Market Linkages for Smallholder Sesame Farming in Ethiopia
Project context
A large international NGO recently embarked on a long-term agriculture scale-up program to achieve greater progress in poverty reduction in Ethiopia through supporting one million smallholder farmers. The different sub-programmes aim at exploring opportunities for strengthening livelihoods through protection and promotion of smallholder farmers' linkages with markets, empowering communities, enabling agricultural policies, building partnerships and transforming gender relations. As part of this effort, the NGO started a Sesame Value Chain Promotion in the Benishangul Gumuz, Amhara and Oromiya regions.
Project objective
The NGO has asked the Emergia Institute to conduct a study of the sesame supply chain in the context of a potential large scale investment by an investor from the Middle East.
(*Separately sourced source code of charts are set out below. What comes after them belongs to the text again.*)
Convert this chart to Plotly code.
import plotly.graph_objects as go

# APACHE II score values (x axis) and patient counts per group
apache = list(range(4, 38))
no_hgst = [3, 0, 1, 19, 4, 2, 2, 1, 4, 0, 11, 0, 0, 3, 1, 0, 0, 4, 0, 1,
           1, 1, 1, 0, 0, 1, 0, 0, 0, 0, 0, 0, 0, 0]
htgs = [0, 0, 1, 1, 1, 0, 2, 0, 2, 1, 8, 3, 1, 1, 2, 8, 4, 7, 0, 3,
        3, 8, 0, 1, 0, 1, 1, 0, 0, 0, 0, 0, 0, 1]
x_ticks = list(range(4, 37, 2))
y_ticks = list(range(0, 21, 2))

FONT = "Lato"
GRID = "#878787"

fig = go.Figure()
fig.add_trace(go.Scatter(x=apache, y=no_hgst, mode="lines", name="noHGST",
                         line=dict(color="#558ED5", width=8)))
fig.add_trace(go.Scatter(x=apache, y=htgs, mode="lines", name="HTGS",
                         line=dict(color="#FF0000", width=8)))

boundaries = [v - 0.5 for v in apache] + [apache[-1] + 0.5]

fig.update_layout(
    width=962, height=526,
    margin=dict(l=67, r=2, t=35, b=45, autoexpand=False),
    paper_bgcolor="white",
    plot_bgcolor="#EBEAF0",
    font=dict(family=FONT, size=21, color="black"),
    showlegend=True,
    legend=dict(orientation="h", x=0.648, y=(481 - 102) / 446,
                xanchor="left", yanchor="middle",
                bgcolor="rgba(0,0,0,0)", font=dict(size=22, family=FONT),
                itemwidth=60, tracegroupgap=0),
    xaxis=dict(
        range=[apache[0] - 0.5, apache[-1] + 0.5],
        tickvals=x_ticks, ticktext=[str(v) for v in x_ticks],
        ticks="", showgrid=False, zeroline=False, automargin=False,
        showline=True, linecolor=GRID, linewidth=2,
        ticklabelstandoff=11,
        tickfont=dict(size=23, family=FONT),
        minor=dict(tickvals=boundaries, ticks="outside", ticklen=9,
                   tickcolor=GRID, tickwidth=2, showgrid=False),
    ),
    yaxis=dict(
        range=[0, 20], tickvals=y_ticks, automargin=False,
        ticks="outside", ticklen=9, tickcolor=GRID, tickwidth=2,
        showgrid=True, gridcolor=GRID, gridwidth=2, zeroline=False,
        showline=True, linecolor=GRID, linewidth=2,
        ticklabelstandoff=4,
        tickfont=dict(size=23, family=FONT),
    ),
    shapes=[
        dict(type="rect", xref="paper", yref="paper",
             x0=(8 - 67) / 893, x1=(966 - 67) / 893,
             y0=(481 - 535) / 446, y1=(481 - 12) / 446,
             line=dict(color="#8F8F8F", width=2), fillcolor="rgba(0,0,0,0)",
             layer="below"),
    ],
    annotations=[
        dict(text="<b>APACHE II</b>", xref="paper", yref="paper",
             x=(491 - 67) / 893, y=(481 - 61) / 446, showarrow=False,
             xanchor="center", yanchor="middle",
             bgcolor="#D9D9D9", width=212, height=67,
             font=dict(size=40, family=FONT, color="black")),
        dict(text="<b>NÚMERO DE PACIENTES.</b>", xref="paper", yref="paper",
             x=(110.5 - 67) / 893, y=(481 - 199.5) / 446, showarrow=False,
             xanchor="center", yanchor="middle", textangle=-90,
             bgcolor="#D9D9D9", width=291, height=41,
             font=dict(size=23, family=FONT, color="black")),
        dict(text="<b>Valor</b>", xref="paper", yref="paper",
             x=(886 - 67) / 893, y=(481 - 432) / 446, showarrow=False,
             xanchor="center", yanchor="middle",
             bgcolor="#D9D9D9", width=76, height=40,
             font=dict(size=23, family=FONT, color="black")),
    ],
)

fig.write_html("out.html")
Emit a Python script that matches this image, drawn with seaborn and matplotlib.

Emergia consultants Jenny Scharrer and Genia Kostka assessed the role the NGO can play in order to assure that farmers, in particular smallholder farmers, will benefit from the planned investment. The scope of the assignment required field visits and meetings with the farmer union in the Amhara region and consultation with communities and private sector actors working along the sesame value chain.
Project output
The outcome of this project is a concise report highlighting gaps in the sesame supply chain. Recommendations were given for the NGO’s engagement in the private sector linkage.